The Sainte-Marguerite Bay is located on the left bank of the Saguenay River, 25 km (by river) upstream from the Tadoussac ferry. The bay lies opposite Cap de l'Anse au Cheval (on the south shore of the Saguenay River). With a length of 2.7 km and a width of 1.3 km, the bay extends in an east-west direction. The entrance to the bay is located between two 320 m-high rocky capes, including Cap Sainte-Marguerite (on the south side). The area known as “Bay Mill” is located on the southeast side of the bay.

Sainte-Marguerite Bay is characterized by stony, sandy shoals that appear at low tide. The riverbed crosses these shoals.

== Toponymy ==
Explorer Samuel de Champlain was the first to officially name the Sainte-Marguerite River in 1603 during an exploratory voyage. The name of the bay is derived from name from the river.

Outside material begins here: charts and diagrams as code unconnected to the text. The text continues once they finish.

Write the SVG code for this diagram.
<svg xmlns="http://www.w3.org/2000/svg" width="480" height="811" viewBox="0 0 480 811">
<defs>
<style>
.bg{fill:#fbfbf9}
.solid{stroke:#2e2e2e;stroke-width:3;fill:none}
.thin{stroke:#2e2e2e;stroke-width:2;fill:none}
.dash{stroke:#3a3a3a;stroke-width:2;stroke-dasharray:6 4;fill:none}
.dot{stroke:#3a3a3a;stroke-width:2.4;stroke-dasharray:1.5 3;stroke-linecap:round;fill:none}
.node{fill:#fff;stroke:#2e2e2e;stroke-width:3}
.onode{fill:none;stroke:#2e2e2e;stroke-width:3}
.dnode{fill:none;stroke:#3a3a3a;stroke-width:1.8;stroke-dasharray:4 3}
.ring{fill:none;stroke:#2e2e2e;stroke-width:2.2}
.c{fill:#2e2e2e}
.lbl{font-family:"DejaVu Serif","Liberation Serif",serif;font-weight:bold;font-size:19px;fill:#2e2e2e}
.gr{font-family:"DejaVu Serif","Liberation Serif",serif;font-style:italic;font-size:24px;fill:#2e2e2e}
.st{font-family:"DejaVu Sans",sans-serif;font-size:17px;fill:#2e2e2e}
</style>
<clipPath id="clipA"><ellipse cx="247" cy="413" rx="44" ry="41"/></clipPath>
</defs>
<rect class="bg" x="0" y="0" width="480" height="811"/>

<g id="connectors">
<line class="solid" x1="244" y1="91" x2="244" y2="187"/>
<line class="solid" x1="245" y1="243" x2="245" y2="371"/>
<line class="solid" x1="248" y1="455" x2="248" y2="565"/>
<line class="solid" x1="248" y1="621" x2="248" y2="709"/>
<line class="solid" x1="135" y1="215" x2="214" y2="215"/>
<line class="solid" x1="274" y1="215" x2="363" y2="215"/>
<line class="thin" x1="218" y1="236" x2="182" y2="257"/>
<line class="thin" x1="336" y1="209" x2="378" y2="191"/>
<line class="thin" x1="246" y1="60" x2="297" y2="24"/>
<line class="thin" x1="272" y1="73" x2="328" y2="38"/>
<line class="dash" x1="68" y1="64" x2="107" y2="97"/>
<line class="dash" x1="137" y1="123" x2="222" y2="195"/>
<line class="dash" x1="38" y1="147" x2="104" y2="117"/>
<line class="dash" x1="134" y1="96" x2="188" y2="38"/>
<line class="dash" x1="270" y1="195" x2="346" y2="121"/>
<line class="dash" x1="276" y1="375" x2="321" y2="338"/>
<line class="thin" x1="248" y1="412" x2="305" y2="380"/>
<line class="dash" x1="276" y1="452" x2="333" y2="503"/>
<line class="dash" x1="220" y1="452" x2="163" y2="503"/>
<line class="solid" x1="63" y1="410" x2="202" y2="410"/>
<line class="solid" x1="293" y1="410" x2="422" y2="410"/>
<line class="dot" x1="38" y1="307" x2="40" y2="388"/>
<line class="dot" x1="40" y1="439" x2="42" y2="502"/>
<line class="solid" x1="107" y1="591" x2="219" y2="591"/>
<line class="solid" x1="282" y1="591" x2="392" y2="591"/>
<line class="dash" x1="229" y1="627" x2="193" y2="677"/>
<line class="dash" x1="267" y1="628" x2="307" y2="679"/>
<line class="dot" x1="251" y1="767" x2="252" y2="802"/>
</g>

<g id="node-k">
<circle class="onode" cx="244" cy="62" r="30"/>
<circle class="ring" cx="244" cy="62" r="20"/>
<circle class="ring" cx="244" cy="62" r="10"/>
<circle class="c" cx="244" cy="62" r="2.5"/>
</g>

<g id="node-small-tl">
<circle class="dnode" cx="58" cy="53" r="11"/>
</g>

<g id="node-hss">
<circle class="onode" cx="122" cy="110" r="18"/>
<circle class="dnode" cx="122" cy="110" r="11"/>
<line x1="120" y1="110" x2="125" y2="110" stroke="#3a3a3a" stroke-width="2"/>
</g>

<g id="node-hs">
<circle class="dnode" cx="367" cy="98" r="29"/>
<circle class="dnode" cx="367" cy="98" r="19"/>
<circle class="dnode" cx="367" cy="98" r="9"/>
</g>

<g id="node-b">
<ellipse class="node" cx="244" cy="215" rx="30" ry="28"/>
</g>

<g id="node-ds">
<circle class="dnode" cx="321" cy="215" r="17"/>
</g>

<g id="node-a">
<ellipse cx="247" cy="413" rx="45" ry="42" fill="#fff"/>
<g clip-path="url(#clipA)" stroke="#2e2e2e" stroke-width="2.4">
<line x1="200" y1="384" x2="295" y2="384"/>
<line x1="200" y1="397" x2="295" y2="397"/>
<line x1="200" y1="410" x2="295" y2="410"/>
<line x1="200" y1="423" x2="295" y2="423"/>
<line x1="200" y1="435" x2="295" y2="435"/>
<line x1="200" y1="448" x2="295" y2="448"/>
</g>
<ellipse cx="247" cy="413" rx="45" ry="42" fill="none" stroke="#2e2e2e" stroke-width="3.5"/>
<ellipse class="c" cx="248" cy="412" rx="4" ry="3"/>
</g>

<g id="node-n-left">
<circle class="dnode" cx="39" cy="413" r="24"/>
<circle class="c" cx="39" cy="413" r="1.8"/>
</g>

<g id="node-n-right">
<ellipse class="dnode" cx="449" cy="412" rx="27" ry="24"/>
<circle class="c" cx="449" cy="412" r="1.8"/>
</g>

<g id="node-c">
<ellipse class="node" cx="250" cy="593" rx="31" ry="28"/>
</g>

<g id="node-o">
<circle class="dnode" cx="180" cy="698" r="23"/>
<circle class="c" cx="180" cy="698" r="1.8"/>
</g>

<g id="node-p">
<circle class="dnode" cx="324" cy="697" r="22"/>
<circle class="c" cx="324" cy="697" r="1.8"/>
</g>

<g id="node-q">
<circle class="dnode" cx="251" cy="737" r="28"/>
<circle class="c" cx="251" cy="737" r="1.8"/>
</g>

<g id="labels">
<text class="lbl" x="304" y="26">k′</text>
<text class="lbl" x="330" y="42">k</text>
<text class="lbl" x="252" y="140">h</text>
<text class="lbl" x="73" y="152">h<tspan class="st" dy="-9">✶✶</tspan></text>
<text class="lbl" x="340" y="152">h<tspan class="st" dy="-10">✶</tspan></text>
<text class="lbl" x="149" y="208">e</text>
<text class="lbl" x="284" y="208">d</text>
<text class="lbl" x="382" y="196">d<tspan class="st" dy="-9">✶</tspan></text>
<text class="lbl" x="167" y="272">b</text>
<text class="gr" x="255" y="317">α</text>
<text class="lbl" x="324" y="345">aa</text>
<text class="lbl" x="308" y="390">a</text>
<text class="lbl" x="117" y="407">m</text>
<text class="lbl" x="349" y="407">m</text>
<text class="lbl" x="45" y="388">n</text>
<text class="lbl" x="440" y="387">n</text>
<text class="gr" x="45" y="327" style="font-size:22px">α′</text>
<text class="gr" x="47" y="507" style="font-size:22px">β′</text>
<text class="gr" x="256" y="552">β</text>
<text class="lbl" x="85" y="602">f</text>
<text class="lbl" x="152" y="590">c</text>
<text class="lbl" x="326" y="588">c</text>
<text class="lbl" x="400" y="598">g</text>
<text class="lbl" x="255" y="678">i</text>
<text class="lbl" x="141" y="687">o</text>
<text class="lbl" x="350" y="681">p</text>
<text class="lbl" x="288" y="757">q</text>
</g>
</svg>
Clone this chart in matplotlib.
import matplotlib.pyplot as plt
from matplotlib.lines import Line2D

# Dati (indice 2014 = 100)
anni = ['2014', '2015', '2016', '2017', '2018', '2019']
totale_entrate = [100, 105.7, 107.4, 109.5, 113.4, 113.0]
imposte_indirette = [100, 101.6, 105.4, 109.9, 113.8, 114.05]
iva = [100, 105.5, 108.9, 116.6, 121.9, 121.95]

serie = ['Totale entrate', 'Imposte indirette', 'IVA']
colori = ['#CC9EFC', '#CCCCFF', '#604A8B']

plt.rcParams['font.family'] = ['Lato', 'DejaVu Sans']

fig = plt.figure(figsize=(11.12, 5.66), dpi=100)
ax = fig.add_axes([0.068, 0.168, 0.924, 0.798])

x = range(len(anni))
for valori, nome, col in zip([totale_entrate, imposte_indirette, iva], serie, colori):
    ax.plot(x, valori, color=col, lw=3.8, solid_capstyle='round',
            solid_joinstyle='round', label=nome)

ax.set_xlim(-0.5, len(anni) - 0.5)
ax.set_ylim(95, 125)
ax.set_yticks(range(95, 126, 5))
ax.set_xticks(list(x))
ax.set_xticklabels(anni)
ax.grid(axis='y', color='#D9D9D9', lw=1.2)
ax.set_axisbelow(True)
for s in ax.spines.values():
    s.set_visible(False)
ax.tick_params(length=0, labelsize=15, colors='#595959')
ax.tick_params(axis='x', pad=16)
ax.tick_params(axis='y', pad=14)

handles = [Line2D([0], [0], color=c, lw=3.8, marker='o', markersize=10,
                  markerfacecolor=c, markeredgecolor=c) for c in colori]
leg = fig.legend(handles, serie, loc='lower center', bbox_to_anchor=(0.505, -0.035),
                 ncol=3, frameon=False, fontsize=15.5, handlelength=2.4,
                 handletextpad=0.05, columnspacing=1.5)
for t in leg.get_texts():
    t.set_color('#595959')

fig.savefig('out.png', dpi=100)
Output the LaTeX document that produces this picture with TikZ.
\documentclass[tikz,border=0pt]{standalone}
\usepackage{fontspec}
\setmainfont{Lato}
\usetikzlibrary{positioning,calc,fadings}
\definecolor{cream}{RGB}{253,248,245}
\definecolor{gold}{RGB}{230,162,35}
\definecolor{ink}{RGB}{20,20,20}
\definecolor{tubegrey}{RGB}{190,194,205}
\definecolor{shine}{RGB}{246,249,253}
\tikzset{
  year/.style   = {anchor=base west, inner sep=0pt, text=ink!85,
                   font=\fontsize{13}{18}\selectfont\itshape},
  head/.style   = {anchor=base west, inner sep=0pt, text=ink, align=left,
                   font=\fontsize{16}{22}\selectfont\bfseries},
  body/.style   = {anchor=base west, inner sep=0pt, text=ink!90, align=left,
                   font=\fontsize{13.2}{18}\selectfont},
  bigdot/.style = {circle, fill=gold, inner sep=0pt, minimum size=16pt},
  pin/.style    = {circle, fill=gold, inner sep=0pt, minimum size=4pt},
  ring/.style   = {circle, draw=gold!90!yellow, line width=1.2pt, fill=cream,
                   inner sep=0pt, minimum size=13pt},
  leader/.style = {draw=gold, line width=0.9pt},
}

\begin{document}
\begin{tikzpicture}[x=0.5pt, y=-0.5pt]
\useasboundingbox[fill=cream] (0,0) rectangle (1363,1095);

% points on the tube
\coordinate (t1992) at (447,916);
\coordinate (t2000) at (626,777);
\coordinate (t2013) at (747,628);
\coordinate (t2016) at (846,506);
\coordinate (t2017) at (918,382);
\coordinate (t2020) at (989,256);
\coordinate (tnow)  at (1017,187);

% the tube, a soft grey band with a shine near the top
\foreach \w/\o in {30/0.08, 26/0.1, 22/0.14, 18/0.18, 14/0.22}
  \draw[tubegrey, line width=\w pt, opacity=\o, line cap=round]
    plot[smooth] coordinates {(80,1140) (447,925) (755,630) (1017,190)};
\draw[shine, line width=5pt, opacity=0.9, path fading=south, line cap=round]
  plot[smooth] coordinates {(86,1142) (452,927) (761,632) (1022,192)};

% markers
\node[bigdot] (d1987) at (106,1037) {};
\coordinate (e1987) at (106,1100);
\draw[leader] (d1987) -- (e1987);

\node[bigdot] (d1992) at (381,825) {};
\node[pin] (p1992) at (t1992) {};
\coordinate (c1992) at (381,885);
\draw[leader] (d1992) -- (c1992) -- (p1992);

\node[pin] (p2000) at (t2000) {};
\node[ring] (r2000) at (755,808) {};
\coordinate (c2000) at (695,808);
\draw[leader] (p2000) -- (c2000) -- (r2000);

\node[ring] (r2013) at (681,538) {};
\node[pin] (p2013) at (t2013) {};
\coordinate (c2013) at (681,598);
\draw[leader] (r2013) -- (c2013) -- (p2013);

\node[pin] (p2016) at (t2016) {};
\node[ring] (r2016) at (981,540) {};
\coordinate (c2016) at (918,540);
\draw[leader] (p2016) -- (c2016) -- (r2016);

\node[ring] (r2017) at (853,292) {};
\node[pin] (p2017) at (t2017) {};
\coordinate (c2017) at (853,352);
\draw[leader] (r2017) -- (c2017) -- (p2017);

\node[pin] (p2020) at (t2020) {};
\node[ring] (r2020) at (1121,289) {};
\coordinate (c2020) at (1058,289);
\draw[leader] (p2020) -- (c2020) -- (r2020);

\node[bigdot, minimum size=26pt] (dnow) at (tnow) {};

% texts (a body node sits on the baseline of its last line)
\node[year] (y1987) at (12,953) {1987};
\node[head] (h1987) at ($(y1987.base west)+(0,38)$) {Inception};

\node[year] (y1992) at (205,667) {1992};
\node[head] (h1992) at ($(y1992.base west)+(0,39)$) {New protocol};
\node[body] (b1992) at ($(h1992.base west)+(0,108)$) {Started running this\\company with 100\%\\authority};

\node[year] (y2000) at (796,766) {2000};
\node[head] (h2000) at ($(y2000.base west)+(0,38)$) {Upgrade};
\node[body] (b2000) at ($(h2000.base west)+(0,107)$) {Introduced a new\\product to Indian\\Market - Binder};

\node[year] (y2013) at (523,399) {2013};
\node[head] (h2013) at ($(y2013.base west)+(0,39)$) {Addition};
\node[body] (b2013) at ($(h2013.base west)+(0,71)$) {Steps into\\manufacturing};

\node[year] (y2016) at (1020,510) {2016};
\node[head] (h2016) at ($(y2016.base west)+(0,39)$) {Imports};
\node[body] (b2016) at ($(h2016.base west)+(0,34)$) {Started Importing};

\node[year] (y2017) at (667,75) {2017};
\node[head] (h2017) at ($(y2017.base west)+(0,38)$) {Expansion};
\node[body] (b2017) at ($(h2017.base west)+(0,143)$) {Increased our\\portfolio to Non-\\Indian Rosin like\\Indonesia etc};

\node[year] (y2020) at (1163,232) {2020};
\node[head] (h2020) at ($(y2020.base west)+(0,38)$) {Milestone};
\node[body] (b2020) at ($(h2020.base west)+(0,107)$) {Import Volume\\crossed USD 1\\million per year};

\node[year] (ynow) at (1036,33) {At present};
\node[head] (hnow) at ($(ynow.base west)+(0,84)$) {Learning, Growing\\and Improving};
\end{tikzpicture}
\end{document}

The toponym “Sainte-Marguerite Bay” appears on the map of Albert Township, drawn up shortly after 1883.

The toponym “Sainte-Marguerite Bay” was officialized on December 5, 1968, in the Place Name Bank of the Commission de toponymie du Québec.

== History ==

Settlement around Sainte-Marguerite Bay began in 1840. A large sawmill was built at the site known as Bay Mill. The area's economy developed through forestry, agriculture, fishing, and recreational tourism.

The bay is known for salmon and trout fishing. The bay is also a nursery for the St. Lawrence beluga whale herd.